The table below shows how that maps in practice.
| Vertical | Scenario | Advertiser benefit | Backend bundle |
|---|---|---|---|
| Entertainment |
New title launch Theatrical / streaming · CTR / CVR |
Maximize awareness and conversion during the high-interest launch window | VTA 0s24h, Swing User Boost, IMDB Boost, Cost Cap tuning |
| Gaming |
Title launch Go-live + review wave · CPP |
Cost per conversion efficiency at peak interest and on positive review spikes | Budget Pacing Exempt, DDB Exempt, Cypher Reserve + Recall Boost |
| Any vertical |
Aggressive promotion High-urgency · Budget utilization |
Maximum delivery during the promotion window. Trades cost efficiency for volume. | SKOverlay 1S, Budget Pacing Exempt, Smart Bid Capper Exempt |
| Any vertical |
Moderate promotion Cost-sensitive · CPA / tROAS |
Incremental efficiency gains during the promotion window while maintaining cost controls | App tROAS, Cost Cap min budget, Cypher Reserve + Recall Boost |
Stakeholder alignment
Building the case across teams with different incentives
Getting this built required aligning teams with different incentives. Sales Engineering needed to trust that automated tooling would match their manual configuration quality. Vertical PMs needed a clear onboarding path that did not require a full engineering engagement for each new scenario. Ads Core had eligibility thresholds that gated traffic support. And the business case for expanding beyond Entertainment had to be made to PM before any resources were committed.

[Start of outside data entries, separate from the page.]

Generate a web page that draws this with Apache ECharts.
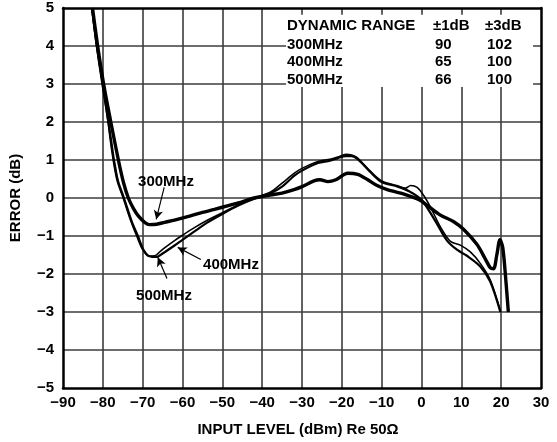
<!DOCTYPE html>
<html>
<head>
<meta charset="utf-8">
<script src="https://cdn.jsdelivr.net/npm/echarts@6/dist/echarts.min.js"></script>
<style>
html,body{margin:0;padding:0;background:#fff;}
#c{width:557px;height:442px;}
</style>
</head>
<body>
<div id="c"></div>
<script>
// ---- data ----
const xTicks = [-90, -80, -70, -60, -50, -40, -30, -20, -10, 0, 10, 20, 30];
const yTicks = [-5, -4, -3, -2, -1, 0, 1, 2, 3, 4, 5];

const s300 = [[-82.6,5],[-81.3,4],[-79.8,3],[-78.0,2],[-76.1,1],[-74.8,0.4],[-73.6,0],[-72.3,-0.28],[-71.1,-0.47],[-69.5,-0.64],[-68.3,-0.7],[-66.5,-0.69],[-64.5,-0.64],[-62,-0.58],[-58,-0.47],[-55,-0.38],[-52,-0.3],[-48.5,-0.2],[-45,-0.1],[-42,0.0],[-38,0.08],[-35,0.13],[-32,0.22],[-30,0.3],[-27,0.45],[-25.5,0.48],[-23.5,0.43],[-21.5,0.48],[-18.5,0.65],[-16,0.62],[-13.5,0.48],[-11,0.32],[-8.6,0.22],[-4.4,0.1],[-0.5,-0.05],[1.5,-0.2],[4.75,-0.45],[8,-0.62],[10.6,-0.83],[13.9,-1.22],[16,-1.6],[17.3,-1.84],[18.1,-1.86],[18.9,-1.5],[19.7,-1.1],[20.4,-1.3],[21.2,-2.2],[21.8,-3.0]];
const s400 = [[-82.7,5],[-81.5,4],[-80.0,3],[-78.6,2],[-77.9,1.5],[-77.2,1],[-76.2,0.45],[-74.7,0],[-72.8,-0.6],[-71.2,-1.0],[-69.8,-1.36],[-68.3,-1.53],[-66.5,-1.55],[-65,-1.46],[-62,-1.25],[-60,-1.1],[-57,-0.88],[-54,-0.66],[-50,-0.42],[-46,-0.2],[-42,-0.02],[-38,0.12],[-35,0.3],[-32,0.58],[-30,0.72],[-26,0.92],[-23,0.98],[-21,1.05],[-19,1.1],[-17.5,1.1],[-16,1.02],[-13,0.7],[-10,0.42],[-6,0.3],[-3,0.17],[0,-0.05],[2,-0.35],[4,-0.7],[6.4,-1.12],[8.9,-1.36],[11.4,-1.52],[14.75,-1.8],[17.25,-2.2],[19.8,-3.0]];
const s500 = [[-82.8,5],[-81.6,4],[-80.2,3],[-78.7,2],[-78.1,1.5],[-77.4,1],[-76.4,0.45],[-74.9,0],[-73,-0.6],[-71.5,-1.0],[-70,-1.36],[-68.5,-1.53],[-67,-1.52],[-65,-1.35],[-62,-1.12],[-60,-0.98],[-57,-0.78],[-54,-0.6],[-50,-0.39],[-46,-0.18],[-42,0.0],[-38,0.15],[-35,0.39],[-32,0.65],[-30,0.78],[-26,0.96],[-23,1.02],[-21,1.08],[-19,1.15],[-17.5,1.13],[-16,1.05],[-13,0.72],[-10,0.45],[-6,0.32],[-4,0.26],[-2.75,0.33],[-1.1,0.28],[0.6,0.06],[2.25,-0.24],[4.75,-0.76],[7.25,-1.14],[9.75,-1.24],[12.25,-1.42],[14.75,-1.72],[17.25,-2.15],[19.9,-3.0]];

const tableHeader = ['DYNAMIC RANGE', '\u00B11dB', '\u00B13dB'];
const tableRows = [['300MHz', '90', '102'], ['400MHz', '65', '100'], ['500MHz', '66', '100']];

const FONT = '"Liberation Sans", Arial, Helvetica, sans-serif';
const FS = 15;
const minus = v => String(v).replace('-', '\u2212');

const chart = echarts.init(document.getElementById('c'), null, {renderer: 'canvas'});

const gridL = 61, gridT = 8, gridR = 16, gridB = 50;

const textStyle = {fontFamily: FONT, fontWeight: 'bold', fontSize: FS, fill: '#000', verticalAlign: 'middle'};
const graphics = [];
// table
const colX = [287, 433, 485];
const rowY = [26, 44.5, 62, 80];
tableHeader.forEach((t, i) => graphics.push({type: 'text', x: colX[i], y: rowY[0], z: 100, style: Object.assign({text: t}, textStyle)}));
tableRows.forEach((r, j) => r.forEach((t, i) => graphics.push({type: 'text', x: colX[i] + (i > 0 ? 2 : 0), y: rowY[j + 1], z: 100, style: Object.assign({text: t}, textStyle)})));
// curve labels
const labels = [['300MHz', 166, 182], ['400MHz', 231, 265], ['500MHz', 164, 296]];
labels.forEach(l => graphics.push({type: 'text', x: l[1], y: l[2], z: 100, style: Object.assign({text: l[0], align: 'center'}, textStyle)}));

const arrows = [
  [[-64.6, 0.28], [-66.6, -0.56]],
  [[-55.4, -1.62], [-61.2, -1.3]],
  [[-63.9, -2.12], [-66.2, -1.56]]
];

function lineSeries(name, data, width) {
  return {
    name, type: 'line', data, showSymbol: false, symbol: 'none', smooth: 0.3,
    lineStyle: {color: '#000', width}, z: 5, animation: false, clip: true
  };
}

const series = [
  lineSeries('500MHz', s500, 1.6),
  lineSeries('400MHz', s400, 2.2),
  lineSeries('300MHz', s300, 3.4)
];
series[2].markArea = {
  silent: true,
  itemStyle: {color: '#fff', opacity: 1},
  data: [[{coord: [-34, 4.82]}, {coord: [28, 2.92]}]]
};
series[2].markLine = {
  silent: true, symbol: ['none', 'arrow'], symbolSize: [7, 9],
  lineStyle: {color: '#000', width: 1.2, type: 'solid'},
  label: {show: false},
  data: arrows.map(a => [{coord: a[0]}, {coord: a[1]}])
};

const axisLabelStyle = {color: '#000', fontFamily: FONT, fontWeight: 'bold', fontSize: FS};

chart.setOption({
  animation: false,
  backgroundColor: '#fff',
  grid: {left: gridL, top: gridT, right: gridR, bottom: gridB, containLabel: false},
  xAxis: [{
    type: 'value', min: xTicks[0], max: xTicks[xTicks.length - 1], interval: 10,
    axisLine: {show: true, onZero: false, lineStyle: {color: '#000', width: 2.5}},
    axisTick: {show: false},
    axisLabel: Object.assign({margin: 7, formatter: v => minus(v)}, axisLabelStyle),
    splitLine: {show: true, showMinLine: false, showMaxLine: false, lineStyle: {color: '#3c3c3c', width: 1.6}},
    name: 'INPUT LEVEL (dBm) Re 50\u03A9', nameLocation: 'middle', nameGap: 34,
    nameTextStyle: {color: '#000', fontFamily: FONT, fontWeight: 'bold', fontSize: FS, padding: [0, 8, 0, 0]}
  }, {
    type: 'value', position: 'top', min: xTicks[0], max: xTicks[xTicks.length - 1], interval: 10,
    axisLine: {show: true, onZero: false, lineStyle: {color: '#000', width: 2.5}},
    axisTick: {show: false}, axisLabel: {show: false}, splitLine: {show: false}
  }],
  yAxis: [{
    type: 'value', min: yTicks[0], max: yTicks[yTicks.length - 1], interval: 1,
    axisLine: {show: true, onZero: false, lineStyle: {color: '#000', width: 2.5}},
    axisTick: {show: false},
    axisLabel: Object.assign({margin: 9, formatter: v => minus(v)}, axisLabelStyle),
    splitLine: {show: true, showMinLine: false, showMaxLine: false, lineStyle: {color: '#3c3c3c', width: 1.6}},
    name: 'ERROR (dB)', nameLocation: 'middle', nameGap: 40, nameRotate: 90,
    nameTextStyle: {color: '#000', fontFamily: FONT, fontWeight: 'bold', fontSize: FS}
  }, {
    type: 'value', position: 'right', min: yTicks[0], max: yTicks[yTicks.length - 1], interval: 1,
    axisLine: {show: true, onZero: false, lineStyle: {color: '#000', width: 2.5}},
    axisTick: {show: false}, axisLabel: {show: false}, splitLine: {show: false}
  }],
  graphic: graphics,
  series
});
</script>
</body>
</html>
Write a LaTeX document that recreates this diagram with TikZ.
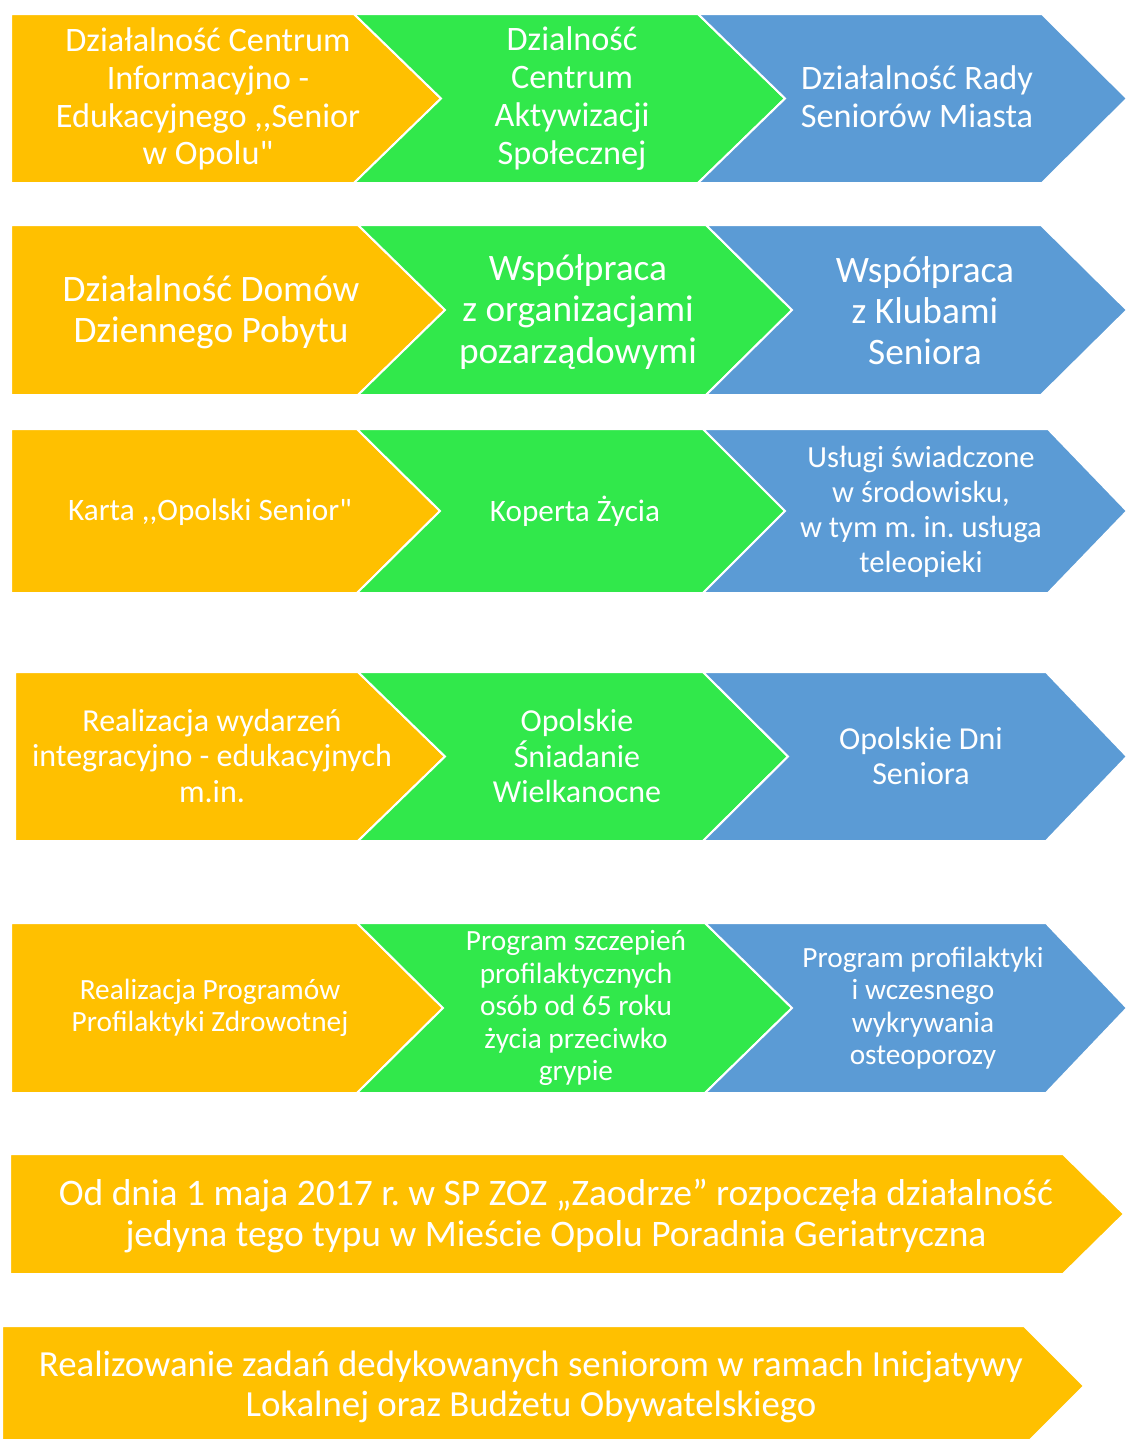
\documentclass[tikz,border=0pt]{standalone}
\usepackage{fontspec}
\setmainfont{Carlito}[Ligatures=TeXOff]
\frenchspacing
\definecolor{cOr}{HTML}{FFC000}
\definecolor{cGr}{HTML}{31E84B}
\definecolor{cBl}{HTML}{5B9BD5}
\begin{document}
\begin{tikzpicture}[x=0.75pt,y=-0.75pt,
  shp/.style={line width=1.5pt, draw=white, line join=miter},
  lbl/.style={text=white, align=center, inner sep=0pt},
  fa/.style={font=\fontsize{25.7}{28.3}\selectfont\frenchspacing},
  fb/.style={font=\fontsize{28}{30.8}\selectfont\frenchspacing},
  fc/.style={font=\fontsize{23.4}{26.3}\selectfont\frenchspacing},
  fcs/.style={font=\fontsize{23}{26.3}\selectfont\frenchspacing},
  fd/.style={font=\fontsize{24}{26.3}\selectfont\frenchspacing},
  fe/.style={font=\fontsize{22}{24.4}\selectfont\frenchspacing},
  ff/.style={font=\fontsize{28.1}{31.3}\selectfont\frenchspacing},
  fg/.style={font=\fontsize{27.6}{30.5}\selectfont\frenchspacing}]
\useasboundingbox (0,0) rectangle (1126,1439);
\clip (0,0) rectangle (1126,1439);

% Row 1
\fill[cOr,shp] (11,14) -- (354,14) -- (441,98.5) -- (354,183) -- (11,183) -- cycle;
\fill[cGr,shp] (354,14) -- (698,14) -- (785,98.5) -- (698,183) -- (354,183) -- (441,98.5) -- cycle;
\fill[cBl,shp] (698,14) -- (1042,14) -- (1127,98.5) -- (1042,183) -- (698,183) -- (785,98.5) -- cycle;
\node[lbl,fa] (o1) at (208,99) {Działalność Centrum\\Informacyjno -\\Edukacyjnego ,,Senior\\w Opolu"};
\node[lbl,fa] (g1) at (572,98.5) {Dzialność\\Centrum\\Aktywizacji\\Społecznej};
\node[lbl,fa] (b1) at (917,96.5) {Działalność Rady\\Seniorów Miasta};

% Row 2
\fill[cOr,shp] (11,225) -- (358,225) -- (445,310) -- (358,395) -- (11,395) -- cycle;
\fill[cGr,shp] (358,225) -- (706,225) -- (792,310) -- (706,395) -- (358,395) -- (445,310) -- cycle;
\fill[cBl,shp] (706,225) -- (1041,225) -- (1127,310) -- (1041,395) -- (706,395) -- (792,310) -- cycle;
\node[lbl,fb] (o2) at (211,312) {Działalność Domów\\Dziennego Pobytu};
\node[lbl,fb] (g2) at (578,312) {Współpraca\\z organizacjami\\pozarządowymi};
\node[lbl,fb] (b2) at (925,310.5) {Współpraca\\z Klubami\\Seniora};

% Row 3
\fill[cOr,shp] (11,429) -- (357,429) -- (440,511) -- (357,593) -- (11,593) -- cycle;
\fill[cGr,shp] (357,429) -- (703,429) -- (785,511) -- (703,593) -- (357,593) -- (440,511) -- cycle;
\fill[cBl,shp] (703,429) -- (1048,429) -- (1127,511) -- (1048,593) -- (703,593) -- (785,511) -- cycle;
\node[lbl,fc] (o3) at (210,512) {Karta ,,Opolski Senior"};
\node[lbl,fc] (g3) at (575,511) {Koperta Życia};
\node[lbl,fcs] (b3) at (921,512) {Usługi świadczone\\w środowisku,\\w tym m. in. usługa\\teleopieki};

% Row 4
\fill[cOr,shp] (15,672) -- (358,672) -- (445,756.5) -- (358,841) -- (15,841) -- cycle;
\fill[cGr,shp] (358,672) -- (703,672) -- (788,756.5) -- (703,841) -- (358,841) -- (445,756.5) -- cycle;
\fill[cBl,shp] (703,672) -- (1046,672) -- (1127,756.5) -- (1046,841) -- (703,841) -- (788,756.5) -- cycle;
\node[lbl,fd] (o4) at (212,756) {Realizacja wydarzeń\\integracyjno - edukacyjnych\\m.in.};
\node[lbl,fd] (g4) at (577,756) {Opolskie\\Śniadanie\\Wielkanocne};
\node[lbl,fd] (b4) at (921,756) {Opolskie Dni\\Seniora};

% Row 5
\fill[cOr,shp] (11,923) -- (357,923) -- (443,1008) -- (357,1093) -- (11,1093) -- cycle;
\fill[cGr,shp] (357,923) -- (705,923) -- (792,1008) -- (705,1093) -- (357,1093) -- (443,1008) -- cycle;
\fill[cBl,shp] (705,923) -- (1046,923) -- (1127,1008) -- (1046,1093) -- (705,1093) -- (792,1008) -- cycle;
\node[lbl,fe] (o5) at (210,1008) {Realizacja Programów\\Profilaktyki Zdrowotnej};
\node[lbl,fe] (g5) at (576,1008) {Program szczepień\\profilaktycznych\\osób od 65 roku\\życia przeciwko\\grypie};
\node[lbl,fe] (b5) at (923,1008) {Program profilaktyki\\i wczesnego\\wykrywania\\osteoporozy};

% Row 6
\fill[cOr,shp] (10,1154) -- (1063,1154) -- (1124,1214) -- (1063,1274) -- (10,1274) -- cycle;
\node[lbl,ff] (o6) at (556,1216) {Od dnia 1 maja 2017 r. w SP ZOZ „Zaodrze” rozpoczęła działalność\\jedyna tego typu w Mieście Opolu Poradnia Geriatryczna};

% Row 7
\fill[cOr,shp] (2,1326) -- (1024,1326) -- (1084,1386) -- (1024,1446) -- (2,1446) -- cycle;
\node[lbl,fg] (o7) at (531,1387) {Realizowanie zadań dedykowanych seniorom w ramach Inicjatywy\\Lokalnej oraz Budżetu Obywatelskiego};
\end{tikzpicture}
\end{document}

I co-wrote the PRD with PM to build that case. The framing that got traction was opportunity sizing: 300 advertisers in the MVP cohort, 6 campaigns per year each, at 2 hours of SE time per client — 3,600 SE hours in the MVP alone. At 10 verticals and 50 clients each, that reaches 4,000 to 8,000 hours annually. The argument was not about UX. It was about SE capacity being the constraint on revenue growth during peak events.
Getting SE buy-in required demonstrating reliability. The success metric we aligned on — tool activation coverage from ~70% to ~100% — gave SE a measurable bar to hold the system to before they would hand over configuration. That single number turned a trust question into a testable one.
A key decision
Campaign level vs. ad group level
The most consequential discussion was where to place the scenario toggle: campaign level or ad group level. There was a real case for ad group-level since the promotion schedule lives there and contextual proximity matters. I drove the recommendation for campaign-level for three reasons.
- Budget integrity. A tentpole event comes with a non-negotiable budget. At the campaign level, the backend can safely boost the entire CBO pool in the final 48 hours. At the ad group level the boost has to be calculated across multiple separate budgets — if one underperforms, the boost is wasted.
- Clean reporting. Advertisers need to isolate event spend from evergreen spend. Campaign-level selection makes that a single dashboard filter. Ad group-level requires manual subtraction within the same campaign and creates reporting errors that erode client trust.
- Learning Phase protection. Mixing a time-sensitive promotion ad group with slow-burn evergreen ads in the same campaign causes the algorithm to starve the promotion ads of impressions. A dedicated campaign gives the algorithm a clean slate and a focused signal.
The design
One scenario selection, one schedule, invisible backend complexity
The entry point was stable throughout — a Promotion Scenario Module surfaced after objective selection, optional so it would not block new user activation. The design work was largely about simplification: taking a system with 20+ manual backend tools and reducing the advertiser experience to a single scenario selection, a promotion schedule, and auto-populated defaults.
The guiding principle was that backend complexity should be invisible to the advertiser. The system communicates expected benefits, not tooling. An advertiser running a game launch does not need to know about Cypher Reserve and Recall Boost. They need to know that selecting this scenario will maximize cost per conversion efficiency during their launch window.
Outcomes
Shipped with a path to GA
The Promotion Framework shipped with a KA allowlist as the MVP entry point, with the architecture designed from the start for GA across any vertical with a defined promotion scenario.
- Tool activation coverage: ~70% to ~100%. Automated trigger reliably activates all backend tools across target campaigns.
- SE config time: 2 hours per client to near zero. Manual 20+ tool configuration eliminated. At 300 clients and 6 campaigns per year, that frees 3,600 SE hours in the MVP cohort alone.
- Budget utilization at or above manual baseline. Automated trigger performs at parity with SE-configured campaigns — proof the system works without degrading advertiser performance.
- 100% pilot adoption. Full coverage of whitelist clients for the first pilot event before scaling to V2.
What's next
From SE-driven to advertiser-driven
The MVP established the framework infrastructure for App and Entertainment. The long-term goal was always GA — any advertiser running a promotion scenario should be able to access Promotion Mode without SE involvement or a whitelist. The roadmap gets there through 10-15 vertical and scenario profiles with self-serve configuration, industry-specific tagging, and scaling from roughly 300 to 1,000+ advertisers.
The more important unlock is the shift from SE-driven to advertiser-driven promotion management. Advertisers who can see, control, and trust the promotion system will invest more incremental budget in it. The framework makes that possible at scale.
Reflections
What I'd do differently
The expansion beyond Entertainment was the right call. But I underestimated how much vertical-specific validation each new scenario would require before it could ship. The architectural decision to make scenarios a pluggable framework was correct — it just created a longer onboarding process for each vertical team than I initially scoped for.
The campaign-level recommendation also created friction with some vertical PMs who wanted per-ad-group flexibility. In hindsight I would have built that case earlier and more visually. The budget integrity and reporting clarity arguments are compelling but they needed to be shown, not just explained.